==== Dataset section
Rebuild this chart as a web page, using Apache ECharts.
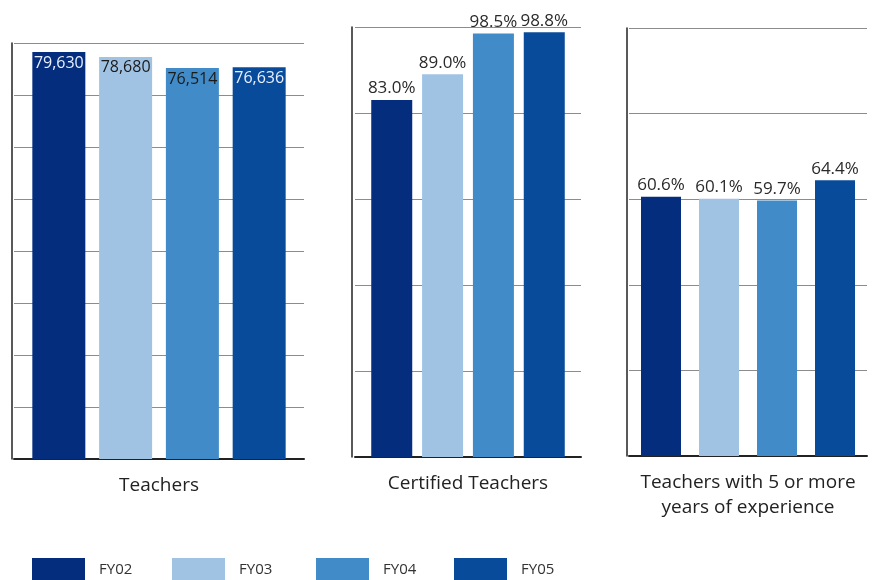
<!DOCTYPE html>
<html>
<head>
<meta charset="utf-8">
<script src="https://cdn.jsdelivr.net/npm/echarts@6/dist/echarts.min.js"></script>
<style>
  html, body { margin: 0; padding: 0; background: #fff; }
  #chart { width: 876px; height: 580px; }
</style>
</head>
<body>
<div id="chart"></div>
<script>
const years = ['FY02', 'FY03', 'FY04', 'FY05']
const panels = ['Teachers', 'Certified Teachers', 'Teachers with 5 or more\nyears of experience']
const teachers = [79630, 78680, 76514, 76636]
const certified = [83.0, 89.0, 98.5, 98.8]
const experienced = [60.6, 60.1, 59.7, 64.4]

const colors = ['#052d7d', '#a0c3e4', '#418cc8', '#084b9b']
const font = '"Open Sans", sans-serif'

const c = echarts.init(document.getElementById('chart'))

// axis line kept at the left edge via offset, plot area nudged right a bit
const grids = [
  { left: 14, right: 572, top: 43, bottom: 121 },
  { left: 355, right: 295, top: 27, bottom: 123 },
  { left: 629, right: 9, top: 28, bottom: 124 }
]
const offsets = [2, 3, 2]

const yAxes = [
  { max: 81400, interval: 10175 },
  { max: 100, interval: 20 },
  { max: 100, interval: 20 }
].map((a, i) => ({
  type: 'value', gridIndex: i, min: 0, max: a.max, interval: a.interval,
  offset: offsets[i],
  axisLine: { show: true, lineStyle: { color: '#222', width: 1.5 } },
  axisTick: { show: false },
  axisLabel: { show: false },
  splitLine: { lineStyle: { color: '#8c8c8c', width: 1 } }
}))

const xAxes = panels.map((p, i) => ({
  type: 'category', gridIndex: i, data: [p],
  axisLine: { lineStyle: { color: '#222', width: 2 } },
  axisTick: { show: false },
  axisLabel: { color: '#222', fontSize: 19, fontFamily: font, margin: 14, lineHeight: 25 }
}))

const gaps = ['26%', '24%', '45%']
const widths = [53, 41, 40]
const sets = [teachers, certified, experienced]

const series = []
sets.forEach((vals, g) => {
  years.forEach((y, k) => {
    series.push({
      name: y, type: 'bar', xAxisIndex: g, yAxisIndex: g,
      data: [vals[k]],
      barWidth: widths[g], barGap: gaps[g],
      itemStyle: { color: colors[k] },
      label: g === 0 ? {
        show: true, position: 'insideTop', distance: 3,
        fontSize: 16, fontFamily: font,
        color: (k === 0 || k === 3) ? '#e8f0ff' : '#1a1a1a',
        formatter: p => p.value.toLocaleString('en-US')
      } : {
        show: true, position: 'top', distance: 3,
        fontSize: 17, fontFamily: font, color: '#2a2a2a',
        formatter: p => p.value.toFixed(1) + '%'
      }
    })
  })
})

const legendLeft = [32, 172, 316, 454]
const legends = years.map((y, k) => ({
  data: [y], left: legendLeft[k], top: 558, padding: 0,
  itemWidth: 53, itemHeight: 24, icon: 'rect',
  textStyle: { fontSize: 15, fontFamily: font, color: '#333', padding: [0, 0, 0, 9] }
}))

c.setOption({
  animation: false,
  grid: grids,
  xAxis: xAxes,
  yAxis: yAxes,
  legend: legends,
  series: series
})
window.addEventListener('resize', () => c.resize())
</script>
</body>
</html>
========
Stated goal:
Return only the lines from the start of the data through the line that contains "const experienced = [60.6, 60.1, 59.7, 64.4]", please, copying them exactly and omitting all pictures.

Response:
Rebuild this chart as a web page, using Apache ECharts.
<!DOCTYPE html>
<html>
<head>
<meta charset="utf-8">
<script src="https://cdn.jsdelivr.net/npm/echarts@6/dist/echarts.min.js"></script>
<style>
  html, body { margin: 0; padding: 0; background: #fff; }
  #chart { width: 876px; height: 580px; }
</style>
</head>
<body>
<div id="chart"></div>
<script>
const years = ['FY02', 'FY03', 'FY04', 'FY05']
const panels = ['Teachers', 'Certified Teachers', 'Teachers with 5 or more\nyears of experience']
const teachers = [79630, 78680, 76514, 76636]
const certified = [83.0, 89.0, 98.5, 98.8]
const experienced = [60.6, 60.1, 59.7, 64.4]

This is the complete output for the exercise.